Everything came into sharp, crystal clear focus. I was 31 years old. A graduate
of California College of Arts and Crafts, Oakland, California, 1961.
Survival
I
started teaching the same year I graduated. I taught high school for 8 years:
Art, English, Spanish, Journalism. In 1969, I began teaching Barrio Art at
California State University, Sacramento.
I
was part of the 60's culture movement. I felt lucky to have witnessed it with my
own eyes: psychedelics, existential surrealism, the beginning of a unique art
movement. Chicano Art. I shudder to think what life would be like without this
exciting art movement. It was like our flying fortress crashing in the ocean and
everyone on board swimming safely to an island. A cultural oasis.
La
Familia
I
was discharged from the Army in 1953. I was single and I had the G.I. Bill. I
had the desire to complete my education, high school and then college. I also
wanted a family and had this fantasy to teach art to my gente. I always remember
that every familia Mexicana had at least one child that was good in art. I
thought if I could just harness the energy of these children I could begin an
art movement without parallel. It happened in 1968. I joined M.A.L.A.F., the
Mexican American Liberation Art Front, known throughout as La mala F. It was an
art movement about to happen. In 1969 I was assigned to teach Chicano art at
CSUS. We changed the name to the Rebel Chicano Art Front. The acronym RCAF
was confused with the Royal Canadian Air Force. We said no! We are the Royal
Chicano Air Force. We have been flying high ever since and continue to gain
attitude every day.
What
is Chicano Art?
We
are asked by art historians what is Chicano Art? We want to know. People want to
know. The C.I.A. wants to know. Everyone feels there has to be a definition
before it is accepted into the history books. The definition of Chicano Art is
TOP SECRET. I can let you know this. No one can agree on its definition, but you
will know it when you see it.
Cultural
Surrealism
Ever
hear of a flying Jalapeno? Flying Burrito Brothers? Ever hear of tortilla art?
Do you know anything about religious icons? La virgin de Guadalupe? Ever hear of
El Dia de los Muertos? Ever try hot salsa? Have you ever been to a boda in the
barrio? Ever hear of menudo? Don't try it. Don't try it unless you read the
ingredients.

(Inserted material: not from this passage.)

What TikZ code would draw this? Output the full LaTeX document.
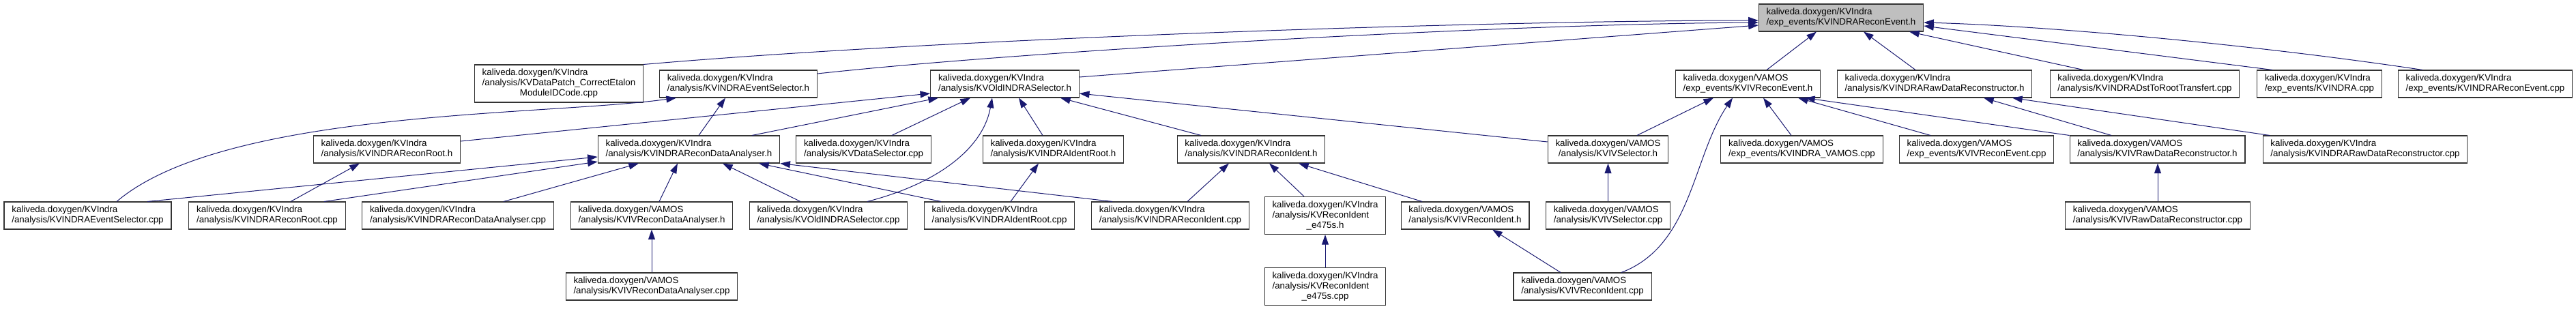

The list goes on.
Chicano
artists do Chicano art. Call it fine art if you like. The Chicano artist brings
this iconography to your attention. If we don't do it, no one else will.
Cultural
Individual Identity
To
be individual you must be yourself.
Everyone knows this country is
a continent. In school we were taught that the name of this continent is called
America. Everyone who lives here is American. Can we say then that there are no
borders to this demographic fact? Cultural diversity? Yes.
Chicano
Art
Chicano
Art is a reality. It is also the x factor as in algebra. Without the 0 we can't
have math. Without Chicano Art we can't have cultural diversity.